L'épineuse question de la mobilité. Dans ces milliers de feuillets, un thème revient avec insistance et cristallise les problèmes : les déplacements. "Certains disent : 'On se sent loin de tout. On nous dit d'aller travailler en transports en commun, mais il n'y en a pas. Les trains ne sont pas assez cadencés, il n'y a plus de car.' C'est une question qu'il faut que nous prenions vraiment à bras le corps." Un thème régulièrement remonté depuis des années par l'association, mais sans aucune écoute du côté des gouvernants. Aujourd'hui, l'oreille de Paris est beaucoup plus attentive.
Quid de la prise en compte des doléances ? Les doléances sont maintenant écoutées, mais seront-elles vraiment prises en compte ? Les maires doivent sans cesse répondre à cette question des habitants. Ce qu'on peut dire, déjà, c'est qu'il y a un calendrier établi avec un premier document de synthèse issus des cahiers remis au premier ministre Edouard Philippe vendredi matin, avant un autre plus fourni, début janvier.
À Matignon, on promet que le grand débat national, dont les contours sont pour le moment assez flous, s'appuiera sur ces premières remontées. Preuve affichée de cet intérêt, le premier ministre Edouard Philippe est vendredi dans le Limousin, auprès des maires ruraux, pour parler de ces cahiers de doléances.

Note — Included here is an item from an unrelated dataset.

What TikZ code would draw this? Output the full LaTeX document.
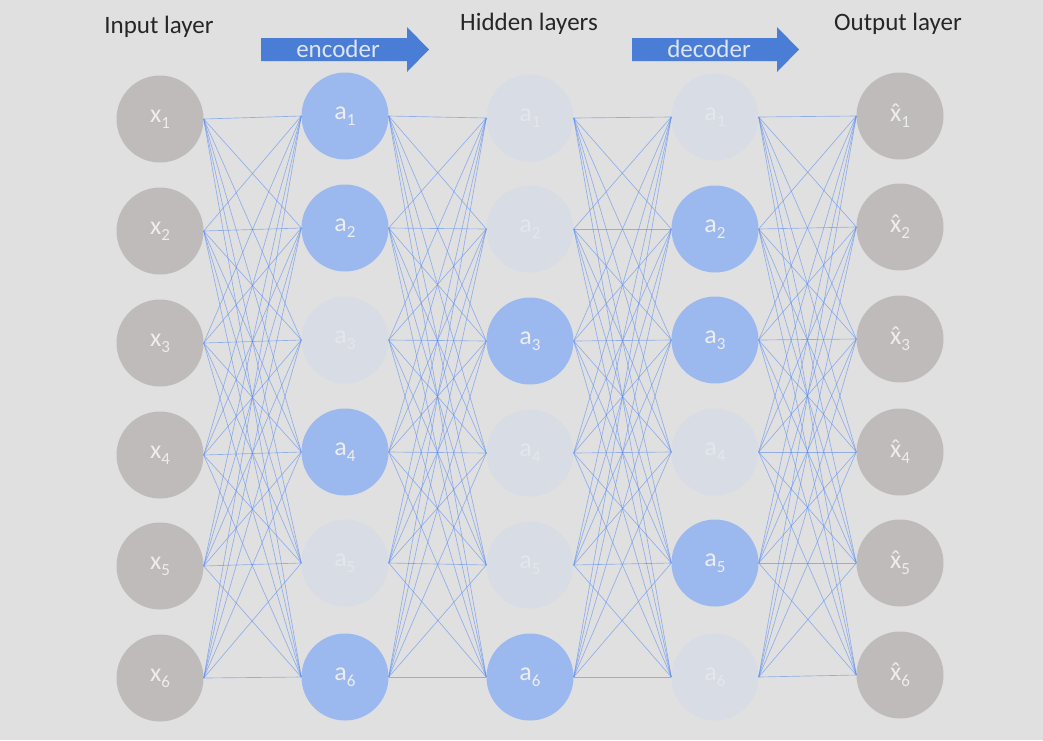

Les universitaires intéressés. De son côté, l'association des maires ruraux ne veut pas s'arrêter là et est en contact avec plusieurs laboratoires universitaires, très intéressés par ces cahiers, qui représentent un matériau brut de recherches. Il servira d'ici l'été prochain à publier une étude beaucoup plus complète sur ce cri des territoires.